Cambridge Analytica avait élaboré un classement des individus en cinq grandes catégories, selon le mot-clé OCEAN : Ouvert, Consciencieux, Extraverti, Agréable et Névrosé. En les combinant, Cambridge Analytica travaillait sur 32 groupes principaux, avec des algorithmes d’analyse prédictive.
La collecte des données est évidemment parfaitement légale : « Sur Facebook, l’utilisateur acceptait de donner accès à 570 points de données sur son propre compte et la même quantité sur chacun de ses amis : tout était indiqué noir sur blanc pour les rares personnes qui souhaitaient déchiffrer ce jargon juridique. Trop pressés de lancer le test ou le jeu que l’application proposait, les gens ne lisaient pas le document et transmettaient donc leurs informations privées, ainsi que celles de leurs amis. Des amis qui n’avaient pas donné formellement leur autorisation. » Pour l’auteure, ceux qui collectent directement les données sont tout aussi responsables que ceux qui les utilisent au profit de leurs clients : « Le vrai problème, c’était le Big Data et Facebook en particulier, qui avait autorisé des entreprises comme Cambridge Analytica à siphonner les données de dizaines de millions d’utilisateurs et à les revendre à n’importe qui sans se soucier des conséquences, pourvu que l’acheteur soit prêt à payer. Ces acheteurs les avaient ensuite exploitées de façon abusive, sans aucun contrôle. » Rappelons qu’aux États-Unis, l’exploitation des données personnelles n’est soumise à aucune obligation de transparence ou de traçabilité. Cet ouvrage, qui se lit comme un roman, devrait inspirer tous ceux qui ont l’habitude de cliquer sur n’importe quoi sur les réseaux sociaux…

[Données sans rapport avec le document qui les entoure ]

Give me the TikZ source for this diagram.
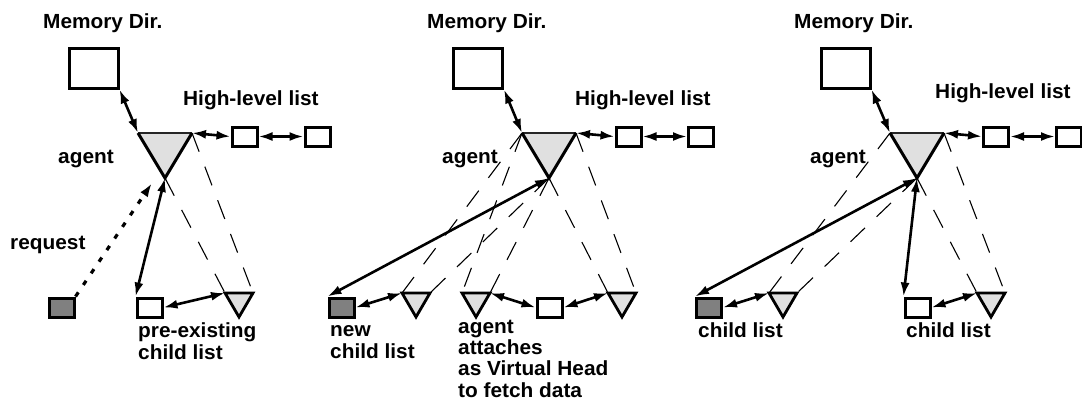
\documentclass[tikz,border=0pt]{standalone}
\usepackage{fontspec}
\newfontfamily\labfont{Liberation Sans}[FakeStretch=1.02]
\usetikzlibrary{arrows.meta}
\definecolor{trifill}{gray}{0.88}
\definecolor{boxgray}{gray}{0.5}
\begin{document}
\begin{tikzpicture}[x=1bp,y=-1bp,
  membox/.style={draw, line width=3bp, minimum width=49bp, minimum height=40bp, inner sep=0pt},
  smallbox/.style={draw, line width=3bp, minimum width=25bp, minimum height=19bp, inner sep=0pt},
  graybox/.style={smallbox, fill=boxgray},
  lab/.style={font=\labfont\bfseries\fontsize{20.5}{21.3}\selectfont, anchor=base west, align=left, inner sep=0pt},
  link/.style={line width=2.6bp, {Latex[length=14bp,width=9bp]}-{Latex[length=14bp,width=9bp]}},
  reqlink/.style={line width=3.2bp, dash pattern=on 5bp off 9bp, -{Latex[length=14bp,width=9bp]}},
  cone/.style={line width=1.1bp, dash pattern=on 20bp off 16bp},
  tri/.style={fill=trifill},
  triside/.style={line width=3bp, line join=miter},
  tritop/.style={line width=1.5bp, draw=black!85},
  ctri/.style={fill=trifill, draw, line width=2.8bp, line join=miter}
]
\useasboundingbox (0,0) rectangle (1082,400);

% ---------- panel 1 ----------
\node[lab] (md1) at (43,28) {Memory Dir.};
\node[lab] (hl1) at (183,105) {High-level list};
\node[lab] (ag1) at (58,163) {agent};
\node[lab] (rq1) at (10,249) {request};
\node[lab] (pe1) at (138,359) {pre-existing\\child list};

\node[membox] (m1) at (93.5,68) {};
\coordinate (p1l) at (138,133);
\coordinate (p1r) at (192,133);
\coordinate (p1a) at (165,178);
\fill[tri] (p1l) -- (p1a) -- (p1r) -- cycle;
\draw[tritop] (p1l) -- (p1r);
\draw[triside] (p1l) -- (p1a) -- (p1r);
\node[smallbox] (h1a) at (244.5,136.5) {};
\node[smallbox] (h1b) at (317.5,136.5) {};

\node[graybox] (g1) at (61.5,307.5) {};
\node[smallbox] (w1) at (149.5,307.5) {};
\coordinate (t1l) at (225,293);
\coordinate (t1r) at (253,293);
\coordinate (t1a) at (239,317);
\draw[ctri] (t1l) -- (t1a) -- (t1r) -- cycle;

\draw[cone] (p1a) -- (t1l);
\draw[cone] (p1r) -- (t1r);
\draw[link] (m1.south east) -- (p1l);
\draw[link] (p1r) -- (h1a.west);
\draw[link] (h1a.east) -- (h1b.west);
\draw[link] (w1.north west) -- (p1a);
\draw[link] (w1.east) -- (t1l);
\coordinate (rqend) at (152,183);
\draw[reqlink] (g1.north east) -- (rqend);

% ---------- panel 2 ----------
\node[lab] (md2) at (427,28) {Memory Dir.};
\node[lab] (hl2) at (575,105) {High-level list};
\node[lab] (ag2) at (442,163) {agent};
\node[lab] (nw2) at (330,358) {new\\child list};
\node[lab] (va2) at (458,397) {agent\\attaches\\as Virtual Head\\to fetch data};

\node[membox] (m2) at (478,68) {};
\coordinate (p2l) at (522,133);
\coordinate (p2r) at (576,133);
\coordinate (p2a) at (549,178);
\fill[tri] (p2l) -- (p2a) -- (p2r) -- cycle;
\draw[tritop] (p2l) -- (p2r);
\draw[triside] (p2l) -- (p2a) -- (p2r);
\node[smallbox] (h2a) at (628.5,136.5) {};
\node[smallbox] (h2b) at (701,136.5) {};

\node[graybox] (g2) at (341.5,307.5) {};
\coordinate (u1l) at (402,293);
\coordinate (u1r) at (430,293);
\coordinate (u1a) at (416,317);
\draw[ctri] (u1l) -- (u1a) -- (u1r) -- cycle;
\coordinate (u2l) at (462,293);
\coordinate (u2r) at (490,293);
\coordinate (u2a) at (476,317);
\draw[ctri] (u2l) -- (u2a) -- (u2r) -- cycle;
\node[smallbox] (w2) at (549.5,307.5) {};
\coordinate (u3l) at (608,293);
\coordinate (u3r) at (636,293);
\coordinate (u3a) at (622,317);
\draw[ctri] (u3l) -- (u3a) -- (u3r) -- cycle;

\draw[cone] (p2l) -- (u1l);
\draw[cone] (p2a) -- (u1r);
\draw[cone] (p2l) -- (u2l);
\draw[cone] (p2a) -- (u2r);
\draw[cone] (p2a) -- (u3l);
\draw[cone] (p2r) -- (u3r);
\draw[link] (m2.south east) -- (p2l);
\draw[link] (p2r) -- (h2a.west);
\draw[link] (h2a.east) -- (h2b.west);
\draw[link] (g2.north west) -- (p2a);
\draw[link] (g2.east) -- (u1l);
\draw[link] (w2.west) -- (u2r);
\draw[link] (w2.east) -- (u3l);

% ---------- panel 3 ----------
\node[lab] (md3) at (794,28) {Memory Dir.};
\node[lab] (hl3) at (935,98) {High-level list};
\node[lab] (ag3) at (810,163) {agent};
\node[lab] (cl3a) at (698,337) {child list};
\node[lab] (cl3b) at (906,337) {child list};

\node[membox] (m3) at (845.5,68) {};
\coordinate (p3l) at (890,133);
\coordinate (p3r) at (944,133);
\coordinate (p3a) at (917,178);
\fill[tri] (p3l) -- (p3a) -- (p3r) -- cycle;
\draw[tritop] (p3l) -- (p3r);
\draw[triside] (p3l) -- (p3a) -- (p3r);
\node[smallbox] (h3a) at (996,136.5) {};
\node[smallbox] (h3b) at (1069,136.5) {};

\node[graybox] (g3) at (709,307.5) {};
\coordinate (v1l) at (769,293);
\coordinate (v1r) at (797,293);
\coordinate (v1a) at (783,317);
\draw[ctri] (v1l) -- (v1a) -- (v1r) -- cycle;
\node[smallbox] (w3) at (917.5,307.5) {};
\coordinate (v2l) at (977,293);
\coordinate (v2r) at (1005,293);
\coordinate (v2a) at (991,317);
\draw[ctri] (v2l) -- (v2a) -- (v2r) -- cycle;

\draw[cone] (p3l) -- (v1l);
\draw[cone] (p3a) -- (v1r);
\draw[cone] (p3a) -- (v2l);
\draw[cone] (p3r) -- (v2r);
\draw[link] (m3.south east) -- (p3l);
\draw[link] (p3r) -- (h3a.west);
\draw[link] (h3a.east) -- (h3b.west);
\draw[link] (g3.north west) -- (p3a);
\draw[link] (w3.north west) -- (p3a);
\draw[link] (g3.east) -- (v1l);
\draw[link] (w3.east) -- (v2l);
\end{tikzpicture}
\end{document}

Une collection de clauses abusives
Après Twitter en 2018, Google et Facebook s’étaient fait condamner en France, début 2019, sous l’impulsion de l’association de consommateurs l’UFC-Que choisir et du cabinet d’avocats Derriennic et Associés. Ce fut l’occasion de révéler les pratiques de ces géants américains. Google a été accusé, via pas moins de 209 clauses abusives, de collecter les données personnelles officiellement pour lui permettre d’améliorer ses services, alors qu’en réalité l’objectif est le ciblage publicitaire et l’exploitation commerciale.
De même, Facebook a été pointé du doigt, entre autres, pour présumer du consentement du consommateur, s’approprier les droits d’utilisation des contenus produits, les conserver même après leur suppression, se dégager de toute responsabilité, modifier unilatéralement ses conditions d’utilisation sans information préalable du consommateur ou permettre à des tiers d’utiliser les données ou de collecter des données de navigation sur des sites tiers (notamment avec le bouton « partager »).
L’affaire Cambridge Analytica, par Brittany Kaiser, Ed. Harper Collins, 442 pages.